Signalling that Beijing better not relax though, BYD's Q1 sales have dipped to 300,1114, while Europe's car industry appears to be waking up to the message that price, rather than a green halo, will be the key for success in 2024.

Renault's budget brand Dacia opened order books for the Spring last month, a model that puts zero-emissions motoring into the hands of new drivers for prices that start at a record-shattering £14,995 – a move that will send Chinese rivals scuttling back to their calculators.

Despite Tesla's woes and the changing reasons for us buying EVs though, the market will grow, come what may. Only last month, UK energy consultants at Greenmatch delivered a report which declared that "we stand on the precipice of a new era in transportation, the EV market is accelerating at an unprecedented pace."

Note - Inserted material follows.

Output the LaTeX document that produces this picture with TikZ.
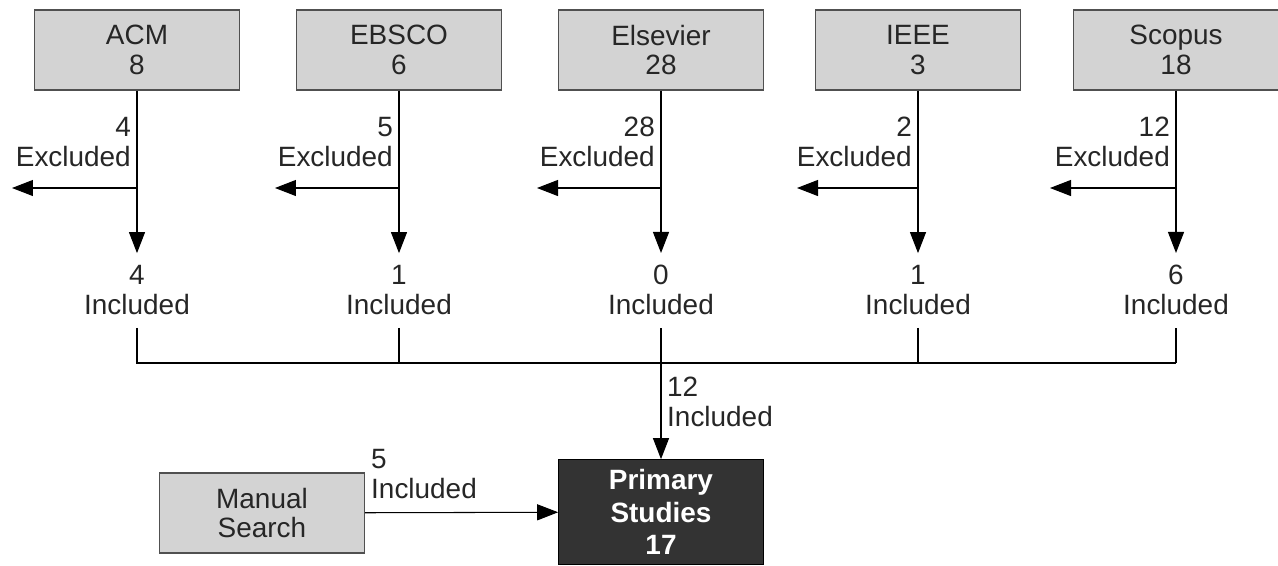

By the end of this year, the report predicted that the world will see 17m registrations of new passenger car EVs, equating to a hearty quarter of the sales pie. Greenmatch added: "The global EV market, valued at £291.5 billion in 2023, is projected to more than double to £714.9 billion by 2030."

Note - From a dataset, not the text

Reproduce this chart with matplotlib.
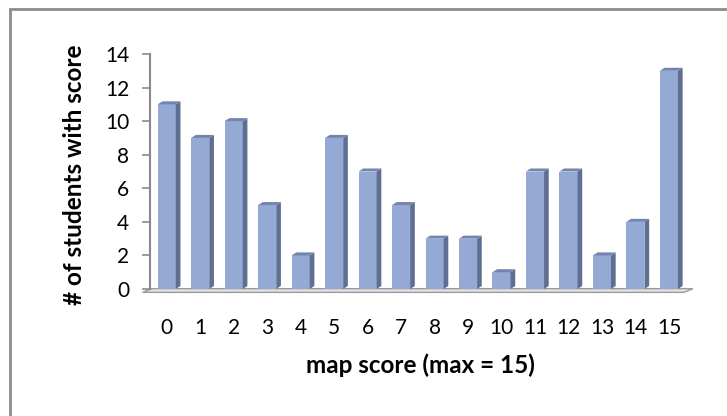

For Tesla, which has built its brand upon premium values, a rush to the bottom on price does not sit comfortably with its marketing ethos. Here in the UK, morale was pumped by the recent delivery of the 200,000th car, but the Q1 tally for this year was the lowest since 2020.

While headline prices for EVs are set to come down this year, some analysts in the USA have predicted Tesla is running out of road when it comes to early adopters - or perhaps those remaining first-timers who aren't waylaid on the way to Tesla by the shine of cheaper options.

As Fortune magazine asked in November: "If he doesn't find a steady number that are willing to make the switch, the growth rates of the past could be gone... That's why he needs his vehicles to be just as affordable as those offered by Toyota and Honda."

● For many cash-strapped households looking for their next wheels, such issues may seem abstract, but the good news amid changes to the new EV market is that the prices of used EVs are continuing to fall. As secondhand models come through in greater numbers, largely thanks to fleet renewals, value analysts at CAP HPI say that 75% of sales on three-year-old EVs were down in 2023, with only 5% registering a rise. Winners in the sticker war included BMW's iX, which climbed by 2%, and Mercedes-Benz's EQA, which clung onto a 1% rise, while VW's ID3 took a 6.1% fall, Nissan's Leaf dropped by 5.9% and Citroen's C4 in electric guise dropped by 6%.